On Thursday, 6 September 2018 at 20:15:22 UTC, Jonathan M Davis
wrote:
On Thursday, September 6, 2018 1:04:45 PM MDT aliak via
Digitalmars-d wrote:
D makes the code-point case default and hence that becomes the
simplest to use. But unfortunately, the only thing I can think
of
that requires code point representations is when dealing
specifically with unicode algorithms (normalization, etc).
Here's
a good read on code points:
https://manishearth.github.io/blog/2017/01/14/stop-ascribing-meaning-to-un
icode-code-points/ -
tl;dr: application logic does not need or want to deal with
code points. For speed units work, and for correctness,
graphemes work.
I think that it's pretty clear that code points are objectively
the worst level to be the default. Unfortunately, changing it
to _anything_ else is not going to be an easy feat at this
point. But if we can first ensure that Phobos in general
doesn't rely on it (i.e. in general, it can deal with ranges of
char, wchar, dchar, or graphemes correctly rather than assuming
that all ranges of characters are ranges of dchar), then maybe
we can figure something out. Unfortunately, while some work has
been done towards that, what's mostly happened is that folks
have complained about auto-decoding without doing much to
improve the current situation. There's a lot more to this than
simply ripping out auto-decoding even if every D user on the
planet agreed that outright breaking almost every existing D
program to get rid of auto-decoding was worth it. But as with
too many things around here, there's a lot more talking than
working. And actually, as such, I should probably stop
discussing this and go do something useful.
- Jonathan M Davis
A tutorial page linked from the front page with some examples
would go a long way to making it easier for people. If I had
time and understood strings enough to explain to others I would
try to make a start, but unfortunately neither are true.

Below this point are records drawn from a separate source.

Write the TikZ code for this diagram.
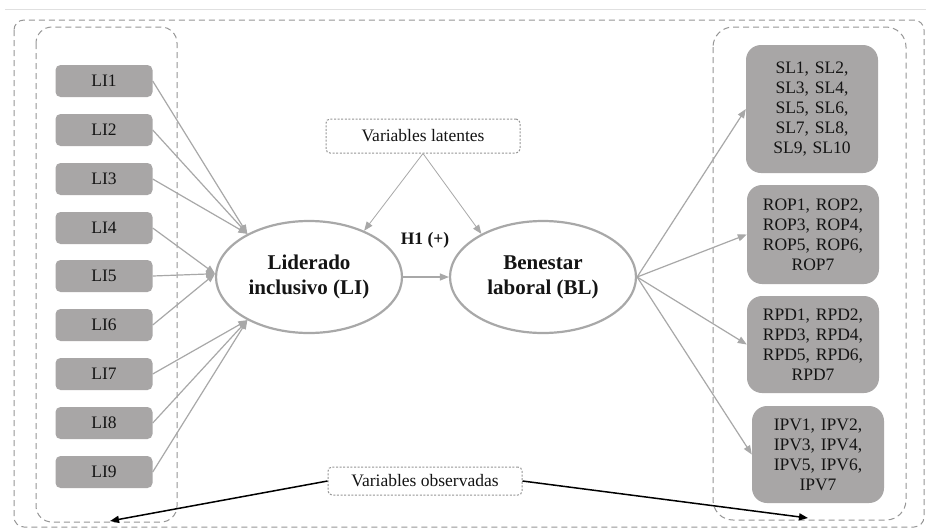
\documentclass[tikz,border=0pt]{standalone}
\usepackage{fontspec}
\setmainfont{Liberation Serif}
\usetikzlibrary{arrows.meta,shapes.geometric}
\definecolor{boxfill}{RGB}{168,166,166}
\definecolor{linegray}{RGB}{168,168,168}
\definecolor{dashgray}{RGB}{150,150,150}
\definecolor{txt}{RGB}{20,20,20}
\begin{document}
\begin{tikzpicture}[x=1pt,y=-1pt,
  libox/.style={fill=boxfill,rounded corners=5pt,minimum width=97pt,minimum height=32pt,inner sep=0pt,font=\fontsize{17.5}{20}\selectfont,text=txt},
  rbox/.style={fill=boxfill,rounded corners=15pt,text width=128pt,align=center,inner sep=2pt,font=\fontsize{17.5}{20}\selectfont,text=txt},
  latent/.style={ellipse,draw=linegray,line width=2.2pt,minimum width=186pt,minimum height=112pt,align=center,inner sep=0pt,font=\bfseries\fontsize{21}{25}\selectfont,text=txt},
  garrow/.style={draw=linegray,line width=1.2pt,-{Triangle[length=9pt,width=7pt]}},
  karrow/.style={draw=black,line width=1.5pt,-{Triangle[length=9pt,width=7pt]}},
  groupbox/.style={draw=dashgray,line width=1pt,dash pattern=on 6pt off 4pt},
  labelbox/.style={draw=dashgray,line width=1pt,dash pattern=on 2pt off 1.6pt,rounded corners=4pt,inner sep=0pt,font=\fontsize{17.5}{20}\selectfont,text=txt}
]
\useasboundingbox (0,0) rectangle (926,531);
\fill[white] (0,0) rectangle (926,531);
\draw[black!12,line width=1pt] (5,9) -- (926,9);
% group boxes
\draw[groupbox,rounded corners=10pt] (14,20) rectangle (924,527);
\draw[groupbox,rounded corners=16pt] (36,27) rectangle (177,522);
\draw[groupbox,rounded corners=20pt] (713,27) rectangle (906,520);
% LI boxes
\foreach \i/\y in {1/81,2/130,3/179,4/228,5/276,6/325,7/374,8/423,9/472}{
  \node[libox] (li\i) at (104,\y) {LI\i};
}
% latent variables
\node[latent] (li) at (309,277) {Liderado\\inclusivo (LI)};
\node[latent] (bl) at (543,277) {Benestar\\laboral (BL)};
% right boxes
\node[rbox,minimum height=128pt] (sl) at (812,109) {SL1, SL2,\\SL3, SL4,\\SL5, SL6,\\SL7, SL8,\\SL9, SL10};
\node[rbox,minimum height=99pt] (rop) at (813,234.5) {ROP1, ROP2,\\ROP3, ROP4,\\ROP5, ROP6,\\ROP7};
\node[rbox,minimum height=97pt] (rpd) at (813,344.5) {RPD1, RPD2,\\RPD3, RPD4,\\RPD5, RPD6,\\RPD7};
\node[rbox,minimum height=97pt] (ipv) at (818,454.5) {IPV1, IPV2,\\IPV3, IPV4,\\IPV5, IPV6,\\IPV7};
% label boxes
\node[labelbox,minimum width=194pt,minimum height=34pt] (vl) at (423,136) {Variables latentes};
\node[labelbox,minimum width=194pt,minimum height=28pt] (vo) at (425,481) {Variables observadas};
\node[font=\bfseries\fontsize{17.5}{20}\selectfont,text=txt] (h1) at (425,240) {H1 (+)};
% arrows into LI
\foreach \i in {1,2,3}{\draw[garrow] (li\i.east) -- (li.145);}
\foreach \i in {4,5,6}{\draw[garrow] (li\i.east) -- (li.178);}
\foreach \i in {7,8,9}{\draw[garrow] (li\i.east) -- (li.215);}
% structural path
\draw[garrow] (li.east) -- (bl.west);
% BL to indicators
\foreach \n in {sl,rop,rpd,ipv}{\draw[garrow] (bl.east) -- (\n.west);}
% latent label arrows
\draw[garrow,line width=0.8pt] (vl.south) -- (li.40);
\draw[garrow,line width=0.8pt] (vl.south) -- (bl.145);
% observed label arrows
\coordinate (obsL) at (110,521);
\coordinate (obsR) at (808,518);
\draw[karrow] (vo.west) -- (obsL);
\draw[karrow] (vo.east) -- (obsR);
\end{tikzpicture}
\end{document}
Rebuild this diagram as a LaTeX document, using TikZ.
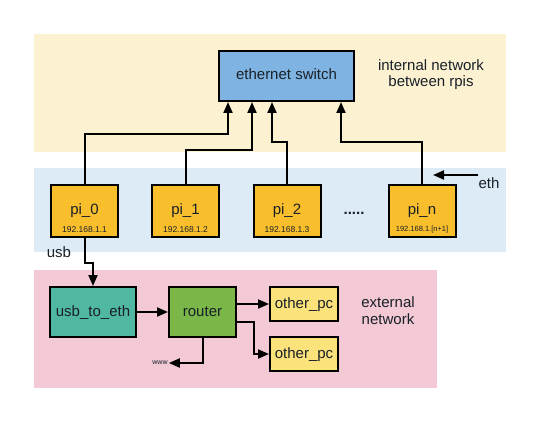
\documentclass[tikz,border=0pt]{standalone}
\usepackage{fontspec}
\setmainfont{Liberation Sans}
\usetikzlibrary{arrows.meta}
\definecolor{bandY}{RGB}{252,242,210}
\definecolor{bandB}{RGB}{221,235,247}
\definecolor{bandP}{RGB}{242,201,212}
\definecolor{swfill}{RGB}{127,180,226}
\definecolor{pifill}{RGB}{248,190,44}
\definecolor{uefill}{RGB}{80,184,160}
\definecolor{rtfill}{RGB}{122,182,72}
\definecolor{pcfill}{RGB}{251,226,122}
\definecolor{txt}{RGB}{25,32,40}
\tikzset{
  box/.style={draw=black, line width=2pt, inner sep=0pt, text=txt,
    font=\fontsize{15}{17}\selectfont, text height=11pt, text depth=3pt},
  pibox/.style={box, fill=pifill, minimum width=67pt, minimum height=52pt},
  pitxt/.style={anchor=base, inner sep=0pt, text=txt, font=\fontsize{15}{17}\selectfont},
  iptxt/.style={anchor=base, inner sep=0pt, text=txt, font=\fontsize{8.5}{10}\selectfont},
  lbl/.style={inner sep=0pt, text=txt, font=\fontsize{15}{17}\selectfont},
  arr/.style={line width=2pt, -{Triangle[length=11pt,width=9pt]}},
}
\begin{document}
\begin{tikzpicture}[x=1pt,y=-1pt]
\useasboundingbox (0,0) rectangle (540,422);
\fill[white] (0,0) rectangle (540,422);
% bands
\fill[bandY] (34,34) rectangle (506,152);
\fill[bandB] (34,168) rectangle (506,252);
\fill[bandP] (34,270) rectangle (437,388);
% switch
\node[box, fill=swfill, minimum width=135pt, minimum height=50pt] (sw) at (286.5,76) {ethernet switch};
\node[lbl, anchor=base, align=center] (intl1) at (431,71) {internal network};
\node[lbl, anchor=base] (intl2) at (431,87) {between rpis};
% pis
\node[pibox] (p0) at (84.5,211) {};
\node[pitxt] (p0t) at (84.5,214) {pi\_0};
\node[iptxt] (p0i) at (84.5,232) {192.168.1.1};
\node[pibox] (p1) at (185.5,211) {};
\node[pitxt] (p1t) at (185.5,214) {pi\_1};
\node[iptxt] (p1i) at (185.5,232) {192.168.1.2};
\node[pibox] (p2) at (287,211) {};
\node[pitxt] (p2t) at (287,214) {pi\_2};
\node[iptxt] (p2i) at (287,232) {192.168.1.3};
\node[pibox] (pn) at (422,211) {};
\node[pitxt] (pnt) at (422,214) {pi\_n};
\node[iptxt, font=\fontsize{7.5}{9}\selectfont] (pni) at (422,231.5) {192.168.1.[n+1]};
\node[pitxt, font=\bfseries\fontsize{15}{17}\selectfont] (dots) at (354,214) {.....};
% eth
\coordinate (ethA) at (478,175);
\coordinate (ethB) at (433,175);
\draw[arr] (ethA) -- (ethB);
\node[lbl, anchor=base] (eth) at (489,188) {eth};
% usb label
\node[lbl, anchor=base] (usb) at (59,257) {usb};
% pi to switch
\draw[arr] (p0.north) -- ++(0,-50) -| ([xshift=-58.5pt]sw.south);
\draw[arr] (p1.north) -- ++(0,-34) -| ([xshift=-34.5pt]sw.south);
\draw[arr] (p2.north) -- ++(0,-42) -| ([xshift=-14.5pt]sw.south);
\draw[arr] (pn.north) -- ++(0,-42) -| ([xshift=54.5pt]sw.south);
% external
\node[box, fill=uefill, minimum width=86pt, minimum height=50pt] (ue) at (93,312) {usb\_to\_eth};
\node[box, fill=rtfill, minimum width=67pt, minimum height=50pt] (rt) at (202.5,312) {router};
\node[box, fill=pcfill, minimum width=68pt, minimum height=34pt] (pc1) at (304,304) {other\_pc};
\node[box, fill=pcfill, minimum width=68pt, minimum height=34pt] (pc2) at (304,354) {other\_pc};
\node[lbl, anchor=base] (ext1) at (388,307) {external};
\node[lbl, anchor=base] (ext2) at (388,324) {network};
\node[inner sep=1pt, text=txt, font=\fontsize{7}{8}\selectfont] (www) at (160,363) {www};
\draw[arr] (p0.south) -- ++(0,25) -| (ue.north);
\draw[arr] (ue) -- (rt);
\draw[arr] (rt.east |- pc1.west) -- (pc1.west);
\draw[arr] ([yshift=-10pt]rt.east) -- ++(17,0) |- (pc2.west);
\draw[arr] (rt.south) |- (www.east);
\end{tikzpicture}
\end{document}
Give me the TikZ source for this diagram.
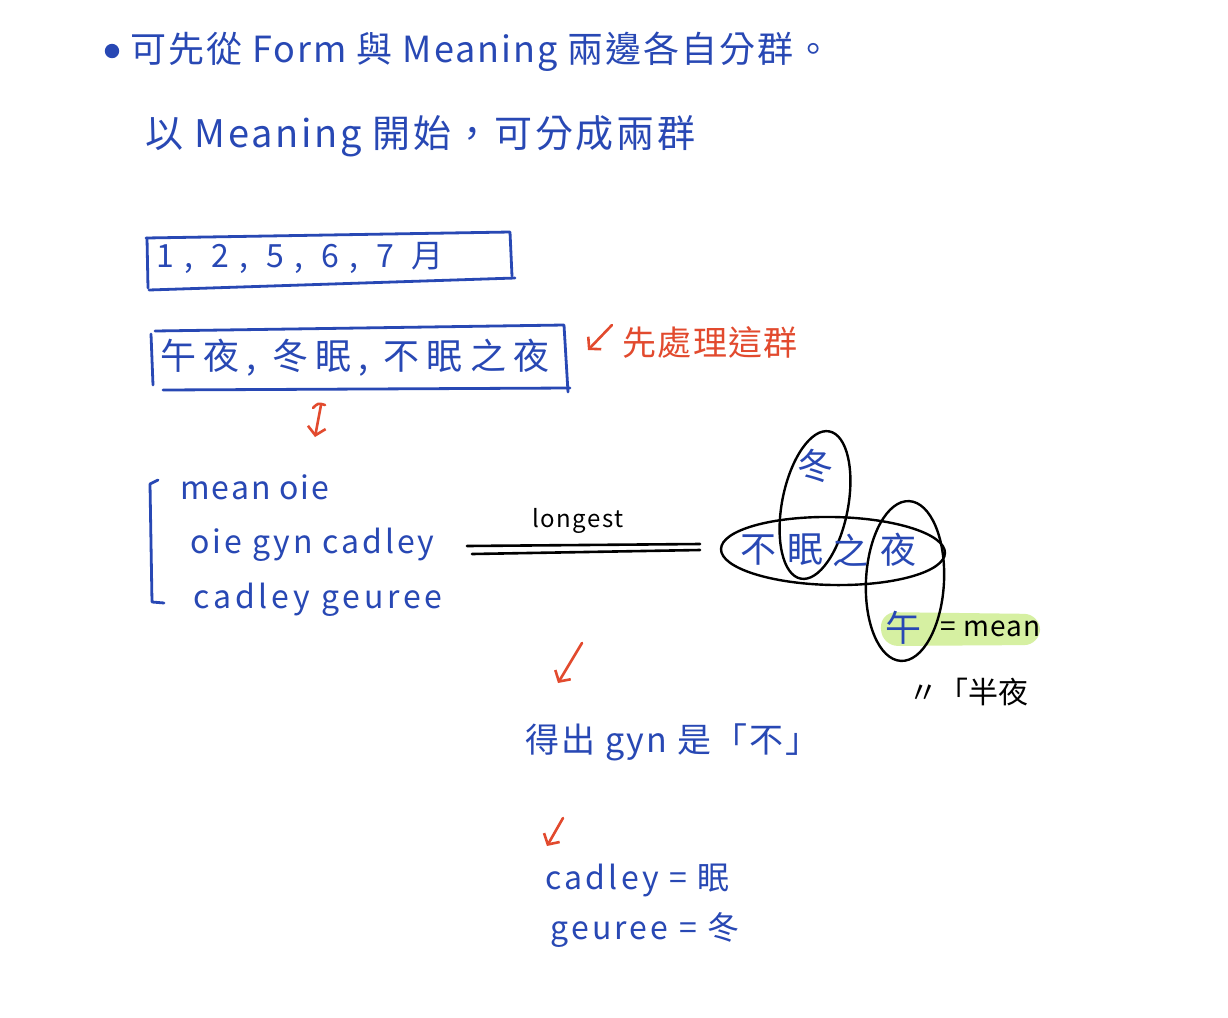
\documentclass[tikz,border=0pt]{standalone}
\usepackage{fontspec}
\setmainfont{Noto Sans CJK TC}
\usetikzlibrary{shapes.geometric,arrows.meta}
\definecolor{ink}{RGB}{40,72,180}
\definecolor{redink}{RGB}{226,74,46}
\definecolor{hl}{RGB}{214,240,162}
\newcommand{\fsz}[1]{\fontsize{#1pt}{#1pt}\selectfont}
\newcommand{\lsp}[1]{\addfontfeatures{LetterSpace=#1}}
\begin{document}
\begin{tikzpicture}[x=0.5pt,y=-0.5pt,
  txt/.style={inner sep=0pt, anchor=west, text=ink},
  blk/.style={inner sep=0pt, anchor=west, text=black},
  rtxt/.style={inner sep=0pt, anchor=west, text=redink},
  boxline/.style={draw=ink, line width=1.4pt, line cap=round, line join=round},
  oval/.style={ellipse, draw=black, line width=1.2pt, inner sep=0pt},
  redarrow/.style={draw=redink, line width=1.3pt, line cap=round, -{Straight Barb[length=4pt,width=9pt,line width=1.3pt]}},
  dbl/.style={draw=black, line width=1.3pt, line cap=round}]
\fill[white] (0,0) rectangle (1228,1018);
\useasboundingbox (0,0) rectangle (1228,1018);

% heading lines
\fill[ink] (112,51) circle (3.6pt);
\node[txt] (l1) at (130,52) {\fsz{18}\lsp{5.5}可先從 Form 與 Meaning 兩邊各自分群。};
\node[txt] (l2) at (145,136) {\fsz{19}\lsp{7}以 Meaning 開始，可分成兩群};

% box 1
\node[txt] (b1) at (156,258) {\fsz{16}\lsp{33}1, 2, 5, 6, 7 月};
\draw[boxline] (146,238) -- (510,232) -- (512,276);
\draw[boxline] (147,238) -- (148,288);
\draw[boxline] (149,290) -- (515,278);

% box 2
\node[txt] (b2) at (160,358) {\fsz{18}\lsp{20}午夜, 冬眠, 不眠之夜};
\draw[boxline] (155,331) -- (564,325) -- (568,392);
\draw[boxline] (151,334) -- (153,385);
\draw[boxline] (163,390) -- (570,388);

% red note
\coordinate (r1s) at (612,325);
\coordinate (r1e) at (588,350);
\draw[redarrow] (r1s) -- (r1e);
\node[rtxt] (note) at (622,342) {\fsz{17}\lsp{4}先處理這群};

% red down arrow
\coordinate (r2s) at (321,405);
\coordinate (r2e) at (315,437);
\draw[draw=redink, line width=1.3pt, line cap=round] (313,408) .. controls (318,403) .. (325,405);
\draw[redarrow] (r2s) -- (r2e);

% bracket list
\draw[boxline] (158,480) -- (150,484) -- (152,602) -- (164,603);
\node[txt] (m1) at (180,487) {\fsz{16}\lsp{6}mean oie};
\node[txt] (m2) at (190,545) {\fsz{16}\lsp{9}oie gyn cadley};
\node[txt] (m3) at (193,600) {\fsz{16}\lsp{12}cadley geuree};

% longest
\coordinate (d1a) at (467,546);
\coordinate (d1b) at (700,544);
\coordinate (d2a) at (472,554);
\coordinate (d2b) at (700,550);
\draw[dbl] (d1a) -- (d1b);
\draw[dbl] (d2a) -- (d2b);
\node[blk] (lg) at (532,521) {\fsz{12}\lsp{6}longest};

% venn ovals
\fill[hl, rounded corners=8pt] (880,612) -- (1040,614) -- (1040,645) -- (882,646) -- cycle;
\node[oval, minimum width=33pt, minimum height=75pt, rotate=-11] (ov1) at (815,505) {};
\node[oval, minimum width=112pt, minimum height=34pt, rotate=-1] (ov2) at (833,551) {};
\node[oval, minimum width=39pt, minimum height=80pt, rotate=-3] (ov3) at (905,581) {};
\node[inner sep=0pt, text=ink] (c1) at (815,466) {\fsz{18}冬};
\node[inner sep=0pt, text=ink] (c2) at (758,550) {\fsz{18}不};
\node[inner sep=0pt, text=ink] (c3) at (805,550) {\fsz{18}眠};
\node[inner sep=0pt, text=ink] (c4) at (850,550) {\fsz{18}之};
\node[inner sep=0pt, text=ink] (c5) at (898,550) {\fsz{18}夜};
\node[inner sep=0pt, text=ink] (c6) at (903,628) {\fsz{18}午};
\node[blk] (eqm) at (940,629) {\fsz{14}\lsp{4}= mean};
\node[blk] (same) at (908,692) {\fsz{15}〃「半夜};

% result lines
\coordinate (r3s) at (582,643);
\coordinate (r3e) at (558,683);
\draw[redarrow] (r3s) -- (r3e);
\node[txt] (res1) at (525,742) {\fsz{17}\lsp{6}得出 gyn 是「不」};
\coordinate (r4s) at (563,818);
\coordinate (r4e) at (547,846);
\draw[redarrow] (r4s) -- (r4e);
\node[txt] (res2) at (545,880) {\fsz{16}\lsp{10}cadley = 眠};
\node[txt] (res3) at (550,930) {\fsz{16}\lsp{10}geuree = 冬};
\end{tikzpicture}
\end{document}
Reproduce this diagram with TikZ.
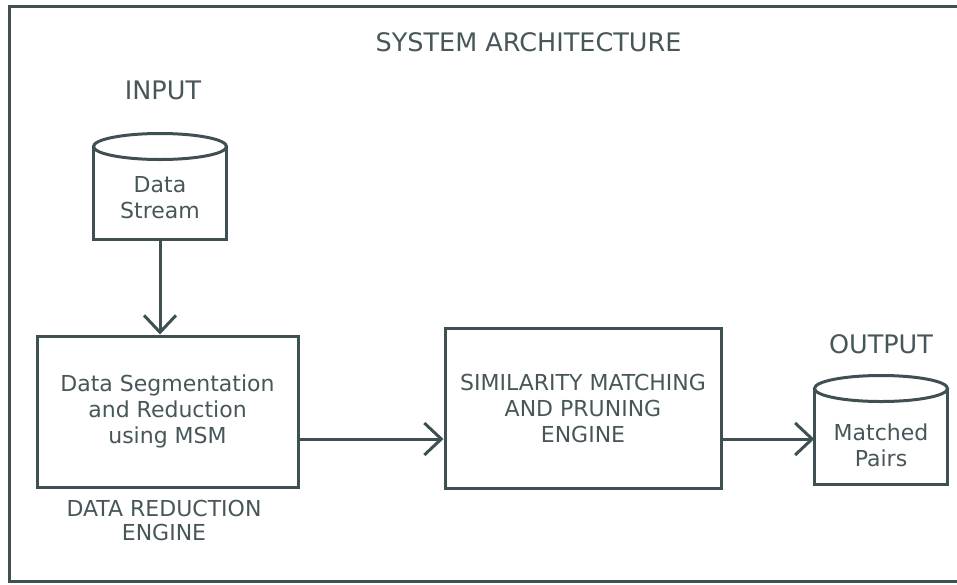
\documentclass[tikz,border=0pt]{standalone}
\usepackage{fontspec}
\setmainfont{DejaVu Sans}
\usetikzlibrary{arrows.meta}

\definecolor{linegray}{HTML}{3E5052}
\definecolor{textgray}{HTML}{475759}

\tikzset{
  heading/.style={text=textgray, inner sep=0pt, font=\fontsize{25.5}{30}\selectfont},
  bodytext/.style={text=textgray, inner sep=0pt, align=center, font=\fontsize{22}{26}\selectfont},
  engine/.style={bodytext, draw=linegray, line width=3pt},
  store/.style={bodytext, minimum width=133pt},
  flow/.style={draw=linegray, line width=3pt, -{Straight Barb[length=17pt,width=32pt]}},
}

\begin{document}
\begin{tikzpicture}[x=1pt,y=-1pt]
    \useasboundingbox (0,0) rectangle (957,584);

    % Draw the frame (open on the right)
    \draw[linegray, line width=3pt] (957,6) -- (9,6) -- (9,581) -- (957,581);

    % Headings
    \node[heading] (sysarch) at (528.5,42.5) {SYSTEM ARCHITECTURE};
    \node[heading] (input) at (163,90) {INPUT};
    \node[heading] (output) at (881,344.5) {OUTPUT};

    % Stores and engines
    \node[store, minimum height=83pt] (stream) at (160,197.5) {Data\\Stream};
    \node[store, minimum height=77pt] (pairs) at (881,445.5) {Matched\\Pairs};
    \node[engine, minimum width=261pt, minimum height=151pt] (segment) at (167.5,411.5)
      {Data Segmentation\\and Reduction\\using MSM};
    \node[engine, minimum width=276pt, minimum height=160pt] (matching) at (583,408)
      {SIMILARITY MATCHING\\AND PRUNING\\ENGINE};
    \node[bodytext, font=\fontsize{22}{24}\selectfont] (reduction) at (164,520)
      {DATA REDUCTION\\ENGINE};

    % Draw the cylinder outlines
    \foreach \s/\top in {stream/146.5, pairs/388.5} {
        \draw[linegray, line width=3pt] (\s.west |- 0,\top) -- (\s.south west)
          -- (\s.south east) -- (\s.east |- 0,\top);
        \draw[linegray, line width=3pt, fill=white] (\s.center |- 0,\top)
          ellipse [x radius=66.5pt, y radius=13pt];
      }

    % Draw the arrows
    \coordinate (flowline) at (0,439);
    \draw[flow] (stream.south) -- (stream.south |- segment.north);
    \draw[flow] (segment.east |- flowline) -- (matching.west |- flowline);
    \draw[flow] (matching.east |- flowline) -- (pairs.west |- flowline);
  \end{tikzpicture}
\end{document}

And if we are doing things right with RCString, then isn't it
easier to make the change with that first - which is new so can't
break code - and in some years when people are used to working
that way update Phobos (compiler switch in beginning and have big
transition a few years after that).
Isn't this one of the challenges created by the tension between D
being both a high-level and low-level language. The higher the
aim, the more problems you will encounter getting there. That's
okay.
And isn't the obstacle to breaking auto-decoding because it seems
to be a monolithic challenge of overwhelming magnitude, whereas
if we could figure out some steps to eat the elephant one
mouthful at a time (which might mean start with RCString) then it
will seem less intimidating. It will take years anyway perhaps -
but so what?